The ball sailed over the schoolyard as several runs were scored, prompting smiles and cheers from the winning team. "Come on, Dad!" one of Brian DeAndrea's sons yelled as the father of three crossed the plate to seal a double-digit victory. "That was a tough one," a dad on the losing team said. "We had all the parents, too."
About 30 adults, mostly dads, and 60 kids showed up Saturday morning at Brooker Elementary School to participate in the Kickin' With Kids kickball tournament. It's one of several activities put on by the Brandon school's PTA Fathers Committee, which advocates fathers' involvement in children's school lives.

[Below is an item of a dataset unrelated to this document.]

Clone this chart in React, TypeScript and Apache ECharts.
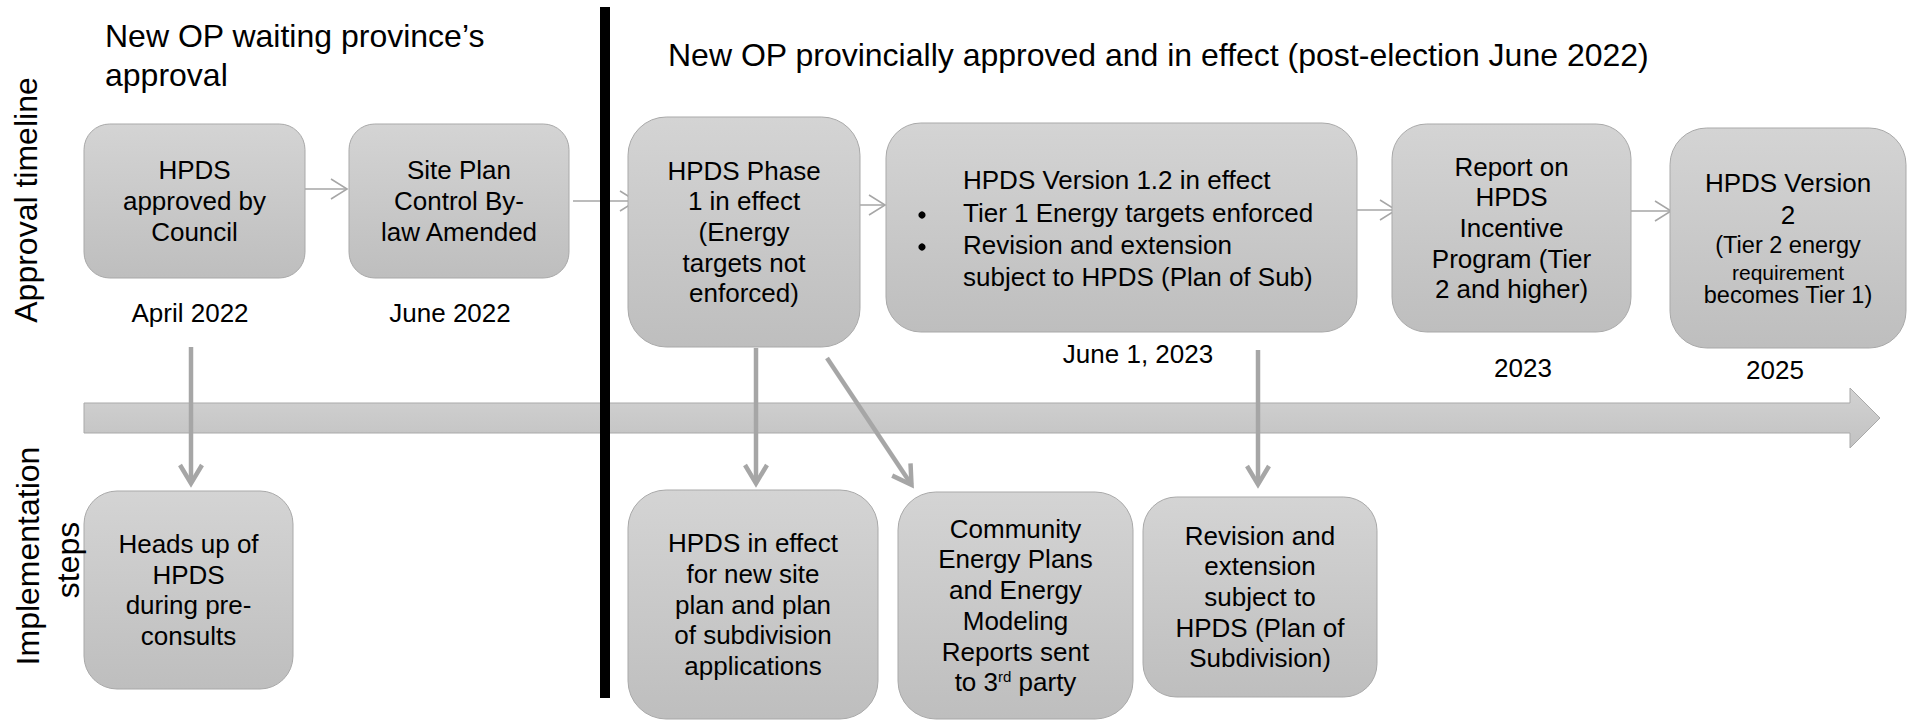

"Kids learn from so many different sources," said Darren Denington, who runs the committee. "And when there's a father taking an active role in their school life, they learn things from a different perspective."
Every month, the nine-person committee invites dads to eat breakfast or lunch with their kids at school. About 100 fathers showed up for the event last Friday, and even more have participated in past months.

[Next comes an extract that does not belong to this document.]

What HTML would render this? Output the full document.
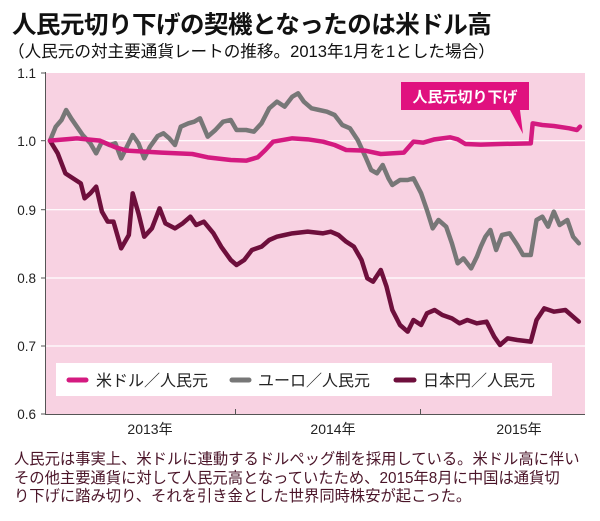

"It's just really neat to see how many dads are at the school," principal Julie Lacy said. "We don't usually see that many dads, so it's just great to have them here."
The dads help set up for school functions. They tackle maintenance projects, from tightening loose screws on playground benches to planting shrubs for a new teacher parking lot.
And they work to increase student interest in reading. Last year, the group made a video of several men who hold recognizable jobs — a postal worker, a pilot, a member of the military — collectively reading a book to the kids.
After the video played, dads filled the classrooms and read to students. The school has more group-reading days scheduled. They seem to be effective, said Denington, whose 9-year-old daughter attends Brooker.
"One of the teachers approached me afterward and said, 'I can't believe how well this worked,' " he said.
The man who read to this particular class told the students he used to read books about humanitarian and baseball great Roberto Clemente when he was a kid. The teacher happened to have a book about Clemente on the classroom shelf.
"She told me about two weeks later that every single day, one of the boys in the class had taken that book home," Denington said. "Every boy wanted to read about Roberto Clemente."
Dozens of Hillsborough schools have similar initiatives, and others plan to start them. While most dads clubs are at elementary schools, they are beginning to appear at high schools and middle schools as educators emphasize the importance of male role models.
"The expectations are so high for kids … that it really has to be two parents supporting that child at home and making sure the kid is staying involved in school," said Heidi Koplin, a third grade teacher at Brooker. She played kickball Saturday with her 10-year-old daughter and husband, who is on the fathers committee.
Koplin said students who have both parents helping out with homework and other school activities are more eager to learn.
"We better take advantage of the time that our kids want us around because there's going to be the day where they're going to say, 'Drop me off at the corner' because you're going to be embarrassing to them," she said. "We all know that comes at some point."
That day seemed far off on Saturday as Madison Koplin, a fifth-grader at Brooker, played kickball with her parents.
She found it harder than recess. "When there are grownups, they can really punt it in the air, which is hard for us little children to catch," she said.
Madison enjoys eating lunch with her dad at school. When her mother asked her at what age would she be too old to eat lunch with him, she answered, "Until I die."